BANGOR – Given the near-record snowfall that’s fallen so far this month, the rush is on for snow-removal gear.
Since Dec. 1, roughly 42 inches of snow had fallen in the Bangor area as of Tuesday afternoon. That is well over the normal level of about a foot, though recent years have seen as little as last year’s 2 1/2 inches.
To that end, roof rakes, rock salt, snow shovels and scoops have become among this winter’s hottest commodities.
With those items flying off the shelves, area hardware stores have been hard-pressed in recent weeks to keep ahead of demand.
Some stores have completely sold out of snow-removal equipment, forcing many homeowners to visit multiple stores before finding what they need.
“If you’ve got the product when the people need it, you’re the hero,” Sheldon Hartstone, owner of Fairmount Hardware on Hammond Street in Bangor, said Monday.
Hartstone, who has worked in the family hardware business for more than 50 years, said he has managed to keep a healthy supply of snow-removal equipment on hand through sheer hustle.
Over the years, Hartstone has learned that most U.S. manufacturers of yard equipment operate on a seasonal basis.
Winter-weather gear is made in warm months so it can be shipped to stores by fall, and spring and summer lawn and garden tools are being made now for shipment to stores in time for the start of the gardening season, he noted.
In other words, storeowners looking for scoops and snow shovels now might find themselves out of luck as this winter progresses.
Though it took some digging, Hartstone was able to locate a supply of snow shovels and scoops from a Quebec manufacturer. He received a shipment of those about a week ago and still had plenty on hand Monday.
Roof rakes, however, proved more of a challenge for area retailers.
“If I would have had 300, I would have sold them all,” Broadway Hardware manager Brent Hopkins said Monday.
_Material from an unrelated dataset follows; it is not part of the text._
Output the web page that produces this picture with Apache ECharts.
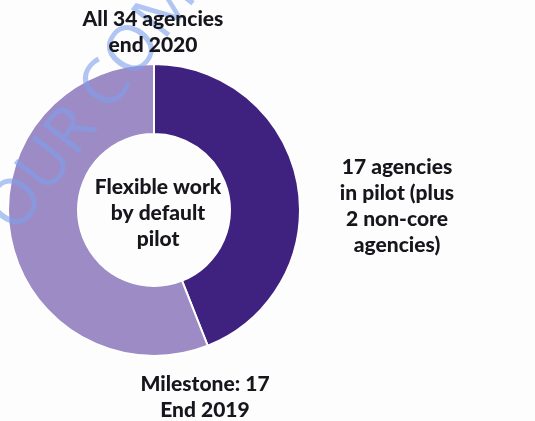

The long-handled rakes, which enable homeowners to remove snow from their roofs without having to climb up there, are in even higher demand than snow scoops and shovels.
Hopkins speculated that this might be due to the relative heaviness of the snow that has fallen so far this winter.
Larry Crooker, an assistant manager at The Home Depot in Bangor, said his store ran out of roof rakes shortly after the snow began to fall last month, but that a shipment of 200 rakes had arrived on Sunday night.
“We’ve sold close to 100 today,” Crooker said at midafternoon on Monday.
“It has been crazy,” he said, adding that last year, the store sold so few rakes that they were offered at an end-of-season discount in the spring.
With his supply of roof rakes beginning to dwindle last month, Hartstone had to make numerous calls, eventually finding an allotment in Reno, Nev.
Monday found Hartstone arranging to get them shipped to his Bangor store.
Rock salt, however, has been harder to obtain, noted Crooker of The Home Depot.
“We’ve been out for about three weeks,” he said.
The store has not sold out of shovels, scoops or snow blowers, Crooker said.
That, however, could change if the current snowfall trend continues.